First responders talk, often endlessly, about how they train and exercise for a potential attack. They drill and drill, practice and practice, because they know that in a real life situation the fog of war can take hold. They practice protocols for decision making and work across disciplines to ensure a high degree of community input so that important stakeholders are represented at the table.

And they do so not simply to make the best decisions or have the most life-saving responses, but also so that the public will have continuing confidence in their public safety officials when they are asked to assist. They know, more than the public does, that part of their job is to make judgment calls, to weigh counterfactuals, and to do so in a way that is professional and rigorous.

Intelligence assessments are more art than science as officials determine how best to weigh threats against the backdrop of attacks in Paris and San Bernardino.

As someone who has been in the room weighing inconclusive evidence, criticism of Cortines’ decision seems too easy. But the defensiveness of many of the public officials at the press conference – focusing more on the naysayers than on the public or schools – was equally unhelpful. Instead, an honest accounting is in order. And that accounting has to focus less on the decision itself, and more on the process that led to such a disruptive day.
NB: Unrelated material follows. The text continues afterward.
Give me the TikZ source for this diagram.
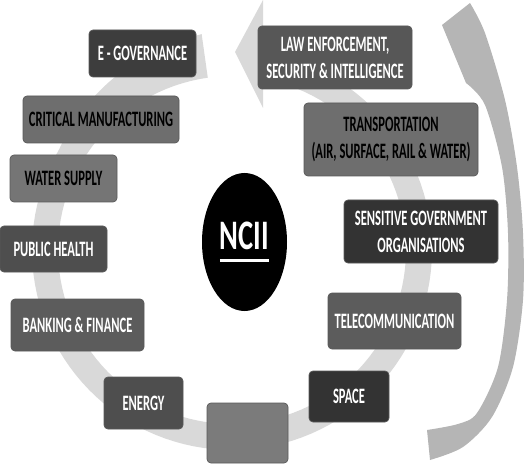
\documentclass[tikz,border=0pt]{standalone}
\usepackage{fontspec}
\usetikzlibrary{shapes.geometric}
\newfontfamily\boxfont{Carlito}[FakeStretch=0.57]
\newfontfamily\hubfont{Carlito}[FakeStretch=0.68]
\definecolor{ringgray}{HTML}{D9D9D9}
\definecolor{arrowgray}{HTML}{B5B5B5}
\definecolor{shadeA}{HTML}{333333}
\definecolor{shadeB}{HTML}{4E4E4E}
\definecolor{shadeC}{HTML}{5C5C5C}
\definecolor{shadeD}{HTML}{6E6E6E}
\definecolor{shadeE}{HTML}{7B7B7B}
\tikzset{
  sector/.style={rectangle, rounded corners=4pt, draw=black!65, line width=0.7pt, align=center, inner sep=0pt, font=\boxfont\bfseries\fontsize{22}{27}\selectfont},
  lighttext/.style={sector, text=white},
  darktext/.style={sector, text=black},
}
\newcommand{\ulword}[1]{\setbox0=\hbox{#1}\vbox{\copy0\kern9pt\hrule height 2.8pt width \wd0}}
\begin{document}
\begin{tikzpicture}[x=1pt, y=-1pt, declare function={rout(\t)=200+18*max(0,(150-\t)/52);}]
    \useasboundingbox (0,0) rectangle (530,465);

    \fill[ringgray] plot[domain=98:440, samples=120] ({232+rout(\x)*cos(\x)}, {250-rout(\x)*sin(\x)}) -- plot[domain=440:98, samples=120] ({232+174*cos(\x)}, {250-174*sin(\x)}) -- cycle;
    \fill[ringgray] (263,0) -- (235,52) -- (263,108) -- cycle;

    \fill[arrowgray] plot[smooth] coordinates {(470,3) (485,33) (505,100) (517,167) (523,233) (523,300) (513,367) (492,417) (463,447) (430,460)} -- plot[smooth] coordinates {(427,430) (458,424) (477,413) (498,367) (507,300) (508,233) (502,167) (485,105) (466,83)} -- (442,25) -- cycle;

    \node[lighttext, fill=shadeA!95!white, minimum width=107, minimum height=47] (egov) at (142.5,53.5) {E - GOVERNANCE};
    \node[darktext, fill=shadeD, minimum width=156, minimum height=47] (critical) at (101,119.5) {CRITICAL MANUFACTURING};
    \node[darktext, fill=shadeD!95!white, minimum width=107, minimum height=47] (water) at (63.5,178.5) {WATER SUPPLY};
    \node[lighttext, fill=shadeB, minimum width=107, minimum height=46] (health) at (53.5,249) {PUBLIC HEALTH};
    \node[lighttext, fill=shadeC, minimum width=133, minimum height=52] (banking) at (77.5,325) {BANKING \& FINANCE};
    \node[lighttext, fill=shadeB, minimum width=79, minimum height=52] (energy) at (143.5,403) {ENERGY};
    \node[sector, fill=shadeE, minimum width=81, minimum height=60] (blank) at (247.5,433) {};
    \node[lighttext, fill=shadeA, minimum width=80, minimum height=51] (space) at (349,396.5) {SPACE};
    \node[lighttext, fill=shadeC, minimum width=133, minimum height=56] (telecom) at (394.5,321) {TELECOMMUNICATION};
    \node[lighttext, fill=shadeA, minimum width=154, minimum height=63] (sensitive) at (421,231.5) {SENSITIVE GOVERNMENT\\ORGANISATIONS};
    \node[darktext, fill=shadeD, minimum width=174, minimum height=73] (transport) at (391,139.5) {TRANSPORTATION\\(AIR, SURFACE, RAIL \& WATER)};
    \node[lighttext, fill=shadeC!95!black, minimum width=154, minimum height=63] (law) at (335,57.5) {LAW ENFORCEMENT,\\SECURITY \& INTELLIGENCE};

    \node[ellipse, fill=black, text=white, inner sep=0pt, minimum width=85, minimum height=138, font=\hubfont\bfseries\fontsize{42}{44}\selectfont] (ncii) at (244.5,242) {\ulword{NCII}};
\end{tikzpicture}
\end{document}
Fairly then, by day’s end, there was considerable speculation about the process that Cortines followed, including how many people knew of his decision, how many people were engaged in the internal discussions which were not unanimous, and how soon the LAPD and the mayor’s office knew of the decision.

The school system is a separate governance system than the city itself, but that difference matters little to the children and parents impacted by the closure. The public expects unity of government and they deserve it in such important decisions as the one Cortines made.

The future of our homeland security, in an age when mayhem can happen anywhere, depends on an engaged citizenry willing to stay home when told to stay home. It also depends on American citizens accepting a certain level of risk and preparing themselves for that potential. We do it all the time when we think of natural disasters; I was born and raised in Los Angeles, and we drilled and practiced earthquake planning regularly at home.

Terrorism should be no different. But engaging citizens also depends on rigorous adherence to the very systems that the citizenry depends on to make such consequential decisions.

Too many false calls will make citizens immune to real threats. Too many process failures will make citizens wary of government’s capacity for competency. And this will lead to their disengagement from their own homeland security. This last point is exactly what L.A. Mayor Eric Garcetti rightfully addressed at the end of his statement: We must still engage with protecting ourselves regardless of what assessments will be made about the school closures.

In a world where threats must always be weighed, where mayhem is always present, these public safety systems of prevention and response are in place to maximize safety while protecting our society’s vibrancy and openness.

It is, theoretically, better to be safe than sorry. But we don’t live in a theoretical world.